Source: The Atlantic
By: Roberto A. Ferdman
It isn’t only France that’s suffering from a dearth of wine—it’s the entire world, says a report released on Monday (Oct. 28) by Morgan Stanley Research.
And the shortage is only getting worse.
Last year, global supply for wine already barely exceeded demand. Adjusting the demand to include non-wine uses (such as making vermouth), there was actually an undersupply of about 300 million cases, marking the largest such shortfall in almost 50 years.
At the current pace, a global shortage of wine is fast approaching. “Data suggests there may be insufficient supply to meet demand in coming years, as current vintages are released,” the report says.
The problem is something of a two-headed monster.
On the One Hand…
Global wine consumption has been on the rise almost without interruption (save for a short stint between 2008 and 2009) since the late 1990s.
The US and China, in particular, have been drinking more. The US, which guzzles roughly 12% of the world’s wine, has seen its per capita consumption double since the start of the century. And China, which is now the world’s fifth largest import market, has doubled its consumption not once, but twice in the past five years.
On the Other…
World production hasn’t managed to keep pace. Outputs have steadily declined in a number of the world’s most prosperous regions. Overall, global production has been on a downward trend ever since the early 2000s, when there were still massive excesses. Peak wine, the report holds, isn’t merely upon us; it already happened—back in 2004.
Lagging production in the world’s three largest wine-producing countries—Spain, France and Italy—is largely to blame. “Area under vine” (the amount of land being used to grow grapes for wine-making) has fallen considerably in all three since 2001.
This year has been a surprisingly good year for winemakers, after poor weather wrought an exceptionally weak harvest in 2012. Global wine production for 2013 is seen rising to seven-year highs, according to the International Organization of Vine and Wine. “After five modest harvests in a row and an exceptionally weak 2012 harvest, wine production in 2013 can be qualified as relatively high,” the organization said in a press release.

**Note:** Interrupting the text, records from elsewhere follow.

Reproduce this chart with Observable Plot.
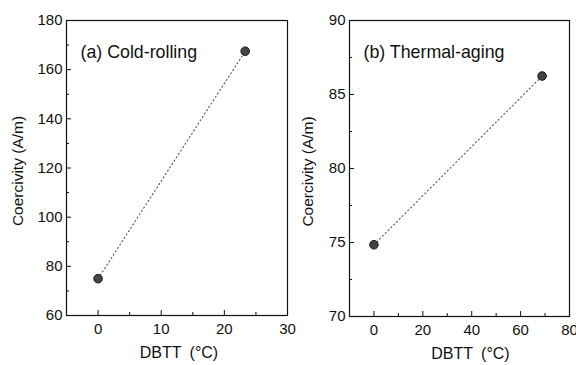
<!DOCTYPE html>
<html>
<head>
<meta charset="utf-8">
<script src="https://cdn.jsdelivr.net/npm/d3@7"></script>
<script src="https://cdn.jsdelivr.net/npm/@observablehq/plot@0.6"></script>
<style>
  html, body { margin: 0; padding: 0; background: #fff; }
  #wrap { display: flex; width: 576px; height: 365px; }
  svg { font-family: "Liberation Sans", Arial, sans-serif; overflow: visible; }
</style>
</head>
<body>
<div id="wrap"></div>
<script>
// Panel (a) Cold-rolling
const dbttA = [0, 23.3];
const coerA = [75, 167.5];
const xTicksA = [0, 10, 20, 30];
const xMinorA = [-5, 5, 15, 25];
const yTicksA = [60, 80, 100, 120, 140, 160, 180];
const yMinorA = [70, 90, 110, 130, 150, 170];
const labelA = "(a) Cold-rolling";

// Panel (b) Thermal-aging
const dbttB = [0, 68.8];
const coerB = [74.85, 86.25];
const xTicksB = [0, 20, 40, 60, 80];
const xMinorB = [-10, 10, 30, 50, 70];
const yTicksB = [70, 75, 80, 85, 90];
const yMinorB = [72.5, 77.5, 82.5, 87.5];
const labelB = "(b) Thermal-aging";

const xLabel = "DBTT\u2002(°C)";
const yLabel = "Coercivity (A/m)";

function panel(cfg) {
  const data = cfg.x.map((d, i) => ({x: d, y: cfg.y[i]}));
  return Plot.plot({
    width: cfg.width,
    height: 365,
    marginLeft: cfg.ml,
    marginRight: cfg.mr,
    marginTop: 20,
    marginBottom: cfg.mb,
    style: {fontFamily: "'Liberation Sans', Arial, sans-serif", fontSize: "15px", color: "#111", background: "transparent", overflow: "visible"},
    x: {domain: cfg.xd},
    y: {domain: cfg.yd},
    marks: [
      Plot.frame({stroke: "#111", strokeWidth: 1.2}),
      Plot.axisX(cfg.xt, {tickSize: -5, tickPadding: 13, label: null, fontSize: 15}),
      Plot.axisX(cfg.xm, {tickSize: -3, tickFormat: () => "", label: null}),
      Plot.axisY(cfg.yt, {tickSize: -5, tickPadding: 9, label: null, fontSize: 15}),
      Plot.axisY(cfg.ym, {tickSize: -3, tickFormat: () => "", label: null}),
      Plot.text([xLabel], {frameAnchor: "bottom", dx: cfg.xldx, dy: 37, text: d => d, fontSize: 16, textAnchor: "middle", lineAnchor: "middle", fill: "#111"}),
      Plot.text([yLabel], {frameAnchor: "left", dx: 18 - cfg.ml, dy: 3, text: d => d, rotate: -90, fontSize: 15.5, textAnchor: "middle", lineAnchor: "middle", fill: "#111"}),
      Plot.line(data, {x: "x", y: "y", stroke: "#555", strokeWidth: 1.1, strokeDasharray: "1.2,2.8"}),
      Plot.dot(data, {x: "x", y: "y", r: 4.3, fill: "#444", stroke: "#1a1a1a", strokeWidth: 1}),
      Plot.text([cfg.label], {frameAnchor: "top-left", dx: cfg.tdx, dy: 32, text: d => d, fontSize: 17.8, textAnchor: "start", lineAnchor: "middle", fill: "#111"})
    ]
  });
}

const wrap = document.getElementById("wrap");
wrap.append(panel({width: 290, ml: 66, mr: 3, mb: 50, xd: [-5, 30], yd: [60, 180],
  x: dbttA, y: coerA, xt: xTicksA, xm: xMinorA, yt: yTicksA, ym: yMinorA, label: labelA, tdx: 14, xldx: 2}));
wrap.append(panel({width: 286, ml: 59, mr: 7, mb: 49, xd: [-10, 80], yd: [70, 90],
  x: dbttB, y: coerB, xt: xTicksB, xm: xMinorB, yt: yTicksB, ym: yMinorB, label: labelB, tdx: 14, xldx: 11}));
</script>
</body>
</html>
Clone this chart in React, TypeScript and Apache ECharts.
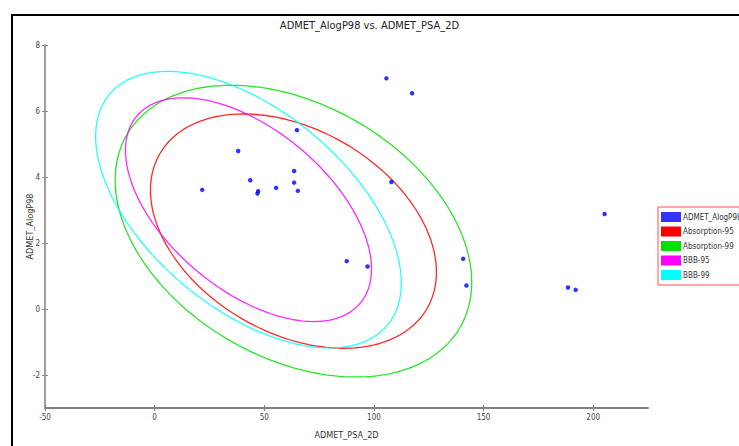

Reversing the current trend will require more than a single, strong harvest. The US and China alone are projected to consume over 400 million cases of wine a piece by 2016. Who will supply them? They themselves are nowhere near that level of production. And Europe, which has easily been suffering the steepest decline in wine production (roughly 25% since 2004) will have to reverse its recent bout of poor harvests well into the century to continue supplying the world—Europe, after all, still makes roughly 60% of the world’s wine. Nowhere else is wine production growing fast enough to suffice. The “new world” market, which includes the US, Australia, Argentina, Chile, South Africa and New Zealand, still accounts for less than 30% of global wine exports, and even less of global wine production.